Integration and Miniaturization Trends of High Voltage Power Supply for MEMS Device Driving
Microelectromechanical systems devices have revolutionized sensors, actuators, and various micro scale systems. Many MEMS devices require high voltage for operation, including electrostatic actuators, resonators, and tunable capacitors. The trend toward integration and miniaturization of the high voltage driving electronics enables complete systems in small packages, expanding the applications of MEMS technology.
MEMS devices use electrostatic forces for actuation and sensing. Comb drive actuators use interdigitated fingers that attract or repel when voltage is applied. Parallel plate actuators use the attraction between plates. Resonators use electrostatic forces to sustain mechanical vibrations. These devices typically require tens to hundreds of volts for operation.
The high voltage for MEMS has traditionally been provided by external power supplies, limiting the portability and increasing the system complexity.

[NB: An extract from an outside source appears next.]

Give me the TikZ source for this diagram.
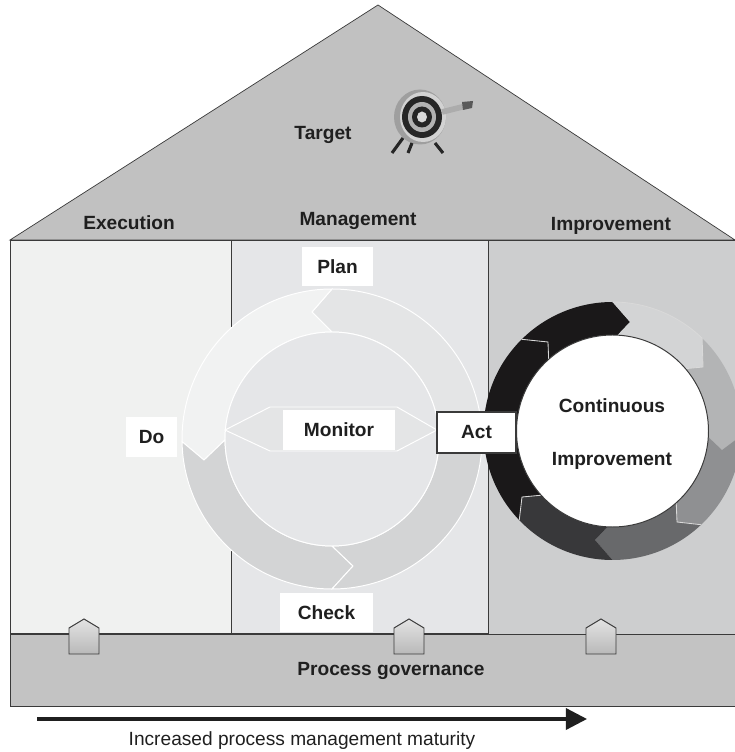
\documentclass[tikz,border=0pt]{standalone}
\usepackage{fontspec}
\setmainfont{Liberation Sans}
\usetikzlibrary{arrows.meta,calc}

\definecolor{roofgray}{HTML}{C1C1C1}
\definecolor{execgray}{HTML}{F0F1F0}
\definecolor{mgmtgray}{HTML}{E5E6E8}
\definecolor{imprgray}{HTML}{CDCECF}
\definecolor{govgray}{HTML}{C3C3C3}
\definecolor{inkgray}{HTML}{1F1F1F}
\definecolor{lineblack}{HTML}{3A3A3A}
\definecolor{segplan}{HTML}{E4E5E6}
\definecolor{segdo}{HTML}{F1F2F2}
\definecolor{segcheck}{HTML}{D3D4D5}
\definecolor{segblack}{HTML}{1A1819}
\definecolor{segpale}{HTML}{D3D4D5}
\definecolor{segmid}{HTML}{B3B4B5}
\definecolor{segsteel}{HTML}{8F9092}
\definecolor{segslate}{HTML}{68696B}
\definecolor{segcoal}{HTML}{38383A}

\tikzset{
  lbl/.style={font=\fontsize{13.6}{16}\selectfont\bfseries, text=inkgray},
  whitebox/.style={lbl, fill=white, inner sep=0pt},
  gatehouse/.style={draw=lineblack, line width=0.7pt, top color=gray!22, bottom color=gray!55}
}

\begin{document}
\begin{tikzpicture}[x=0.025cm, y=0.025cm]

\useasboundingbox (0,0) rectangle (735,752);
\clip (0,0) rectangle (735,752);

% Sizes
\def\planR{150}
\def\planr{107}
\def\imprR{129}
\def\imprr{96}

% House
\draw[draw=lineblack, fill=roofgray, line width=0.5pt] (10,512) -- (378,747) -- (735,512) -- cycle;
\draw[draw=lineblack, fill=execgray, line width=0.7pt] (10,118) rectangle (231,512);
\draw[draw=lineblack, fill=mgmtgray, line width=0.7pt] (231,118) rectangle (488,512);
\draw[draw=lineblack, fill=imprgray, line width=0.7pt] (488,118) rectangle (735,512);
\draw[draw=lineblack, fill=govgray, line width=0.7pt] (10,46) rectangle (735,118);
\draw[draw=lineblack, line width=1.8pt] (10,118) -- (488,118);

% Target
\fill[gray!75] (420,635) ellipse (26 and 27.5);
\fill[gray!35] (423,635) ellipse (23 and 25);
\fill[black!85] (422,635) ellipse (20 and 21);
\fill[gray!60] (422,635) ellipse (14 and 15);
\fill[black!85] (422,635) ellipse (10 and 10.5);
\fill[gray!30] (422,635) ellipse (5 and 5.5);
\draw[black!85, line width=2.2pt] (403,614) -- (392,599);
\draw[black!85, line width=2.2pt] (412,609) -- (408,599);
\draw[black!85, line width=2.2pt] (435,609) -- (443,599);
\draw[gray!65, line width=4pt] (442,640) -- (470,647);
\fill[black!65] (462,650) -- (473,651) -- (472,644) -- (463,642) -- cycle;

% Plan-do-check ring
\coordinate (planc) at (332,313);
\foreach \col/\oa/\ia/\tx/\ty/\ob/\ux/\uy/\ib in {
segplan/0/0/437/313/90/312/440/90,
segdo/90/90/312/440/181/204/292/180.5,
segcheck/181/180.5/204/292/270/353/186/270,
segcheck/270/270/353/186/360/437/313/360
} {
  \draw[draw=white, fill=\col, line width=0.7pt]
    ($(planc)+(\oa:\planR)$) arc[start angle=\oa, end angle=\ob, radius=\planR]
    -- (\ux,\uy) -- ($(planc)+(\ib:\planr)$)
    arc[start angle=\ib, end angle=\ia, radius=\planr] -- (\tx,\ty) -- cycle;
}
\draw[draw=white, fill=mgmtgray, line width=0.7pt] (planc) circle (\planr);

% Monitor arrow
\draw[draw=white, fill=segplan, line width=0.7pt] (225,322) -- (270,345) -- (397,345)
  -- (437,322) -- (397,301) -- (270,301) -- cycle;

% Continuous improvement ring
\coordinate (imprc) at (612.5,321);
\foreach \col/\oa/\ia/\tx/\ty/\ob/\ux/\uy/\ib in {
segblack/134.7/131.7/548/410/90/630/430/87,
segpale/90/87/630/430/46/703/385/40.5,
segmid/46/40.5/703/385/-2/722/302/-3.6,
segsteel/-2/-3.6/722/302/-46.6/677/230/-48.4,
segslate/-46.6/-48.4/677/230/-90/595/212/-93,
segcoal/-90/-93/595/212/-136.3/522/255/-138,
segblack/-136.3/-138/522/255/-225.3/548/410/-228.3
} {
  \fill[\col]
    ($(imprc)+(\oa:\imprR)$) arc[start angle=\oa, end angle=\ob, radius=\imprR]
    -- (\ux,\uy) -- ($(imprc)+(\ib:\imprr)$)
    arc[start angle=\ib, end angle=\ia, radius=\imprr] -- (\tx,\ty) -- cycle;
}

% Light edges of the ring
\foreach \oa/\ux/\uy/\ib in {134.7/548/410/131.7, 46/703/385/40.5, -46.6/677/230/-48.4, -136.3/522/255/-138} {
  \draw[white!85!black, line width=0.6pt] ($(imprc)+(\oa:\imprR)$) -- (\ux,\uy) -- ($(imprc)+(\ib:\imprr)$);
}
\draw[white!85!black, line width=0.6pt] ($(imprc)+(90:\imprR)$) arc[start angle=90, end angle=46, radius=\imprR];
\draw[draw=lineblack, fill=white, line width=0.7pt] (imprc) circle (\imprr);

% Small houses
\foreach \x in {84, 409, 601} {
  \draw[gatehouse] (\x-15,98) -- (\x-15,124) -- (\x,133) -- (\x+15,124) -- (\x+15,98) -- cycle;
}

% Labels
\node[lbl] (target) at (323,617) {Target};
\node[lbl] (execution) at (129,529) {Execution};
\node[lbl] (management) at (358,531) {Management};
\node[lbl] (improvement) at (611,526) {Improvement};
\node[lbl] (continuous) at (612,346) {Continuous};
\node[lbl] (improving) at (612,291) {Improvement};
\node[lbl] (governance) at (391,81) {Process governance};

% Boxes
\node[whitebox, minimum width=1.775cm, minimum height=0.975cm] (plan) at (337.5,485.5) {Plan};
\node[whitebox, minimum width=1.275cm, minimum height=1cm] (do) at (151.5,315) {Do};
\node[whitebox, minimum width=2.325cm, minimum height=0.975cm] (check) at (326.5,139.5) {Check};
\node[whitebox, minimum width=2.8cm, minimum height=1cm] (monitor) at (339,322) {Monitor};
\node[whitebox, draw=lineblack, line width=0.8pt, minimum width=1.975cm, minimum height=1.025cm] (act) at (476.5,319.5) {Act};

% Maturity arrow
\coordinate (maturitystart) at (37,33);
\coordinate (maturityend) at (587,33);
\draw[-{Triangle[length=15pt, width=15pt]}, draw=inkgray, line width=2.4pt] (maturitystart) -- (maturityend);
\node[font=\fontsize{13.6}{16}\selectfont, text=inkgray] (maturity) at (302,11) {Increased process management maturity};

\end{tikzpicture}
\end{document}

Integration of the high voltage generation with the MEMS device or its control electronics enables standalone operation and reduces the system size.
Integrated high voltage generation uses charge pump circuits that multiply the input voltage through switched capacitor networks. Dickson charge pumps use diodes and capacitors to generate high voltage from a lower input. These circuits can be fabricated in standard integrated circuit processes, enabling monolithic integration with control electronics.
Switched capacitor circuits use MOSFET switches instead of diodes for more efficient operation. The switches are actively controlled to transfer charge between capacitors, building up voltage on the output capacitor. The efficiency of these circuits depends on the switch on resistance and the switching frequency.
Piezoelectric transformers can generate high voltage through the electromechanical coupling in piezoelectric materials. An AC voltage applied to the input section causes mechanical vibration, which induces a higher voltage in the output section. Piezoelectric transformers can achieve high voltage ratios in a small volume, suitable for miniaturized applications.
Miniaturization challenges include the high voltage isolation requirements. The small geometries in integrated circuits have limited breakdown voltages. Special design techniques, such as increased spacing, thick oxide layers, or silicon on insulator technology, enable higher voltage operation in integrated circuits.
Capacitor integration for high voltage circuits requires significant area. The charge storage capacitors in charge pump circuits must be large enough to provide the required charge with acceptable voltage droop. Integrated capacitors use MOS gate oxide, intermetal dielectric, or trench structures. The capacitor value per area limits the achievable miniaturization.
Power dissipation in integrated high voltage circuits causes heating that can affect the MEMS device performance. The efficiency of the high voltage generation determines the power dissipation. Higher efficiency reduces the heating but may require more complex circuits or larger components. Thermal design must ensure that the temperature remains within acceptable limits.
Packaging for integrated MEMS and high voltage electronics must provide both the mechanical protection for the MEMS devices and the electrical isolation for the high voltage. Wafer level packaging encapsulates the MEMS devices while providing electrical interconnections. System in package approaches combine MEMS dies with integrated circuit dies in a single package.
The trend toward higher integration continues with development of processes that can fabricate both MEMS devices and high voltage electronics on the same substrate. Monolithic integration eliminates the interconnections between separate dies, reducing parasitics and improving reliability. The process development must accommodate the different requirements of MEMS structures and high voltage circuits.
Application specific integrated circuits for MEMS driving integrate the high voltage generation, the drive electronics, and the control logic in a single chip. These ASICs provide complete solutions for specific MEMS devices, simplifying system design and enabling rapid development of MEMS based products. The ASIC design optimizes the circuit for the specific MEMS device requirements, achieving the best performance in the smallest package.